If I was to spitball the budget, I would guess (especially given the tendency of Netflix films to cost more than anyone might expect) something in the range of $40 million plus, maybe a touch higher. But it appears as if White Noise might be an ’80s period piece**. I’m basing this on a set photo of Gerwig wearing big ’80s hair. Shooting period (clothes, cars, signage) is always costly.

If you know anything about Baumbach’s films and more particularly his writing and shooting style, White Noise most likely will be medium close-ups of dialogue, dialogue, dialogue and more dialogue. White Noise‘s big visual element is a depiction of a big train accident that spreads toxic waste all over the place; there’s also a car accident scene involving a lake or pond in which the car sinks. But it mainly sounds like a boilerplate Baumbach talkathon.

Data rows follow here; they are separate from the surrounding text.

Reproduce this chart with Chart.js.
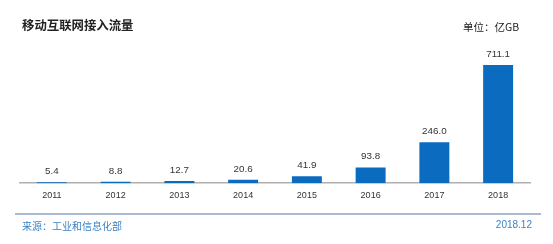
<!DOCTYPE html>
<html>
<head>
<meta charset="utf-8">
<script src="https://cdn.jsdelivr.net/npm/chart.js@4/dist/chart.umd.min.js"></script>
<style>
  body { margin: 0; background: #fff; }
  #wrap { position: relative; width: 553px; height: 244px; overflow: hidden; }
  #chart { position: absolute; left: 0; top: 0; }
  .txt { position: absolute; white-space: nowrap; line-height: 1; }
  #title { left: 22px; top: 16px; font: bold 12.4px "Noto Sans CJK SC", sans-serif; color: #222; }
  #unit { left: 463px; top: 19px; font: 10.5px "Noto Sans CJK SC", sans-serif; color: #222; }
  #rule { position: absolute; left: 15px; top: 213px; width: 526px; height: 1.5px; background: #a9bbd0; }
  #source { left: 22px; top: 218px; font: 10px "Noto Sans CJK SC", sans-serif; color: #3d82c4; }
  #date { right: 21px; top: 219px; font: 10px "Liberation Sans", sans-serif; color: #3d82c4; }
</style>
</head>
<body>
<div id="wrap">
  <canvas id="chart" width="553" height="244"></canvas>
  <div class="txt" id="title">移动互联网接入流量</div>
  <div class="txt" id="unit">单位：亿GB</div>
  <div id="rule"></div>
  <div class="txt" id="source">来源：工业和信息化部</div>
  <div class="txt" id="date">2018.12</div>
</div>
<script>
// Data
const years = ['2011', '2012', '2013', '2014', '2015', '2016', '2017', '2018'];
const traffic = [5.4, 8.8, 12.7, 20.6, 41.9, 93.8, 246.0, 711.1];

// Draws the value above each bar
const valueLabels = {
    id: 'valueLabels',
    afterDatasetsDraw(chart) {
        const ctx = chart.ctx;
        const meta = chart.getDatasetMeta(0);
        ctx.save();
        ctx.font = '9.8px "Liberation Sans", sans-serif';
        ctx.fillStyle = '#333';
        ctx.textAlign = 'center';
        ctx.textBaseline = 'bottom';
        meta.data.forEach((bar, i) => {
            ctx.fillText(traffic[i].toFixed(1), bar.x, bar.y - 6);
        });
        ctx.restore();
    }
};

new Chart(document.getElementById('chart').getContext('2d'), {
    type: 'bar',
    data: {
        labels: years,
        datasets: [{
            data: traffic,
            backgroundColor: '#0b6bbf',
            barPercentage: 0.94,
            categoryPercentage: 0.5
        }]
    },
    options: {
        responsive: false,
        animation: false,
        layout: { padding: { top: 40, left: 20, right: 23, bottom: 36 } },
        plugins: {
            legend: { display: false },
            tooltip: { enabled: false }
        },
        scales: {
            x: {
                grid: { display: false, drawTicks: false },
                border: { display: true, color: '#b0b0b0', width: 1.5 },
                ticks: {
                    color: '#333',
                    font: { family: '"Liberation Sans", sans-serif', size: 9 },
                    padding: 7,
                    maxRotation: 0
                }
            },
            y: {
                display: false,
                min: 0,
                max: 862
            }
        }
    },
    plugins: [valueLabels]
});
</script>
</body>
</html>
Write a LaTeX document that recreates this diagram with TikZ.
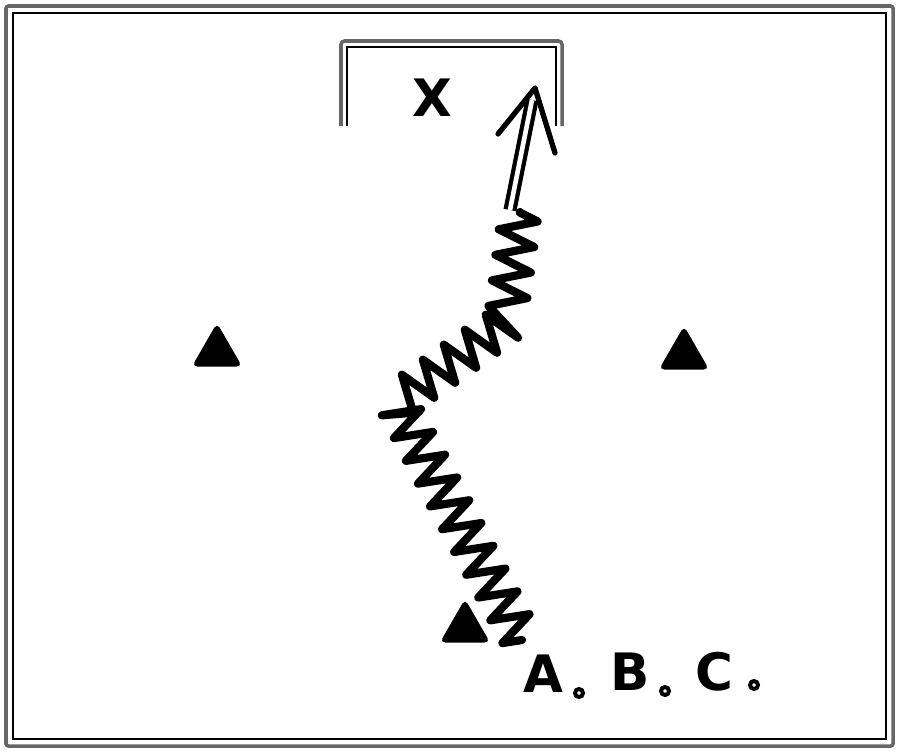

I’m asking because there’s a Twitter rumor (linked to last night by World of Reel‘s Jordan Ruimy) that the White Noise tab is over $100 million, and perhaps as high as $140 million.

The latter figure comes from a film-set worker named “Saul Atreides” (a Jewish nom de plume inspired by Paul Atreides). This calls for a serious trade-reporter inquiry, because as the above headline states, “Noah Baumbach” and “$100 million budget” are a serious contradiction in terms.

On top of which Driver has been made up to look late 40ish or early 50ish, and to this end Baumbach has given him a prominent pot belly. Is it prosthetic or did Driver do a “Robert DeNiro as Jake LaMotta” by going to Italy and tanking up on pasta?

Ruimy: “How does a budget on a smallish, intimate drama, set on a Midwestern college campus, balloon to $100 million plus?! This is madness. I liked Marriage Story and Kicking & Screaming, but this isn’t a guy with a big enough name or following to justify that kind of spending. It’s no wonder Netflix is cutting back now — they’ve been spending like drunken sailors for about a decade now.”

HE’s all-time favorite Baumbach film is still Greenberg (’10), but I wouldn’t like it as much if it had cost $100 million.

Paul Kolas: “It was a fool’s errand to even attempt to make a movie out of White Noise. It may be a brilliant novel, but an apt metaphor would be Ahab chasing the White Whale, and if this turns out to be Baumbach’s Heaven’s Gate, l can just see critics calling it Noah’s Flood.

“I want this to be a great movie, do I ever, but this news is most distressing. Notice that Netflix is not promoting it, or Blonde, and focusing on more commercial audience-friendly films like The Gray Man and Knives Out 2. And look at the way they are already promoting the living daylights out of Maestro, which you know will be their biggest Oscar bait movie to date, and we’ll most likely have to wait until October-November-December of next year to see it. I don’t know what the budget is on Maestro, but I seriously doubt it’s anywhere near $140 + million. No wonder Netflix is in a panic.”

** If White Noise is, in fact, an ’80s period thang, we can obviously scratch the “deranged campus wokester” angle.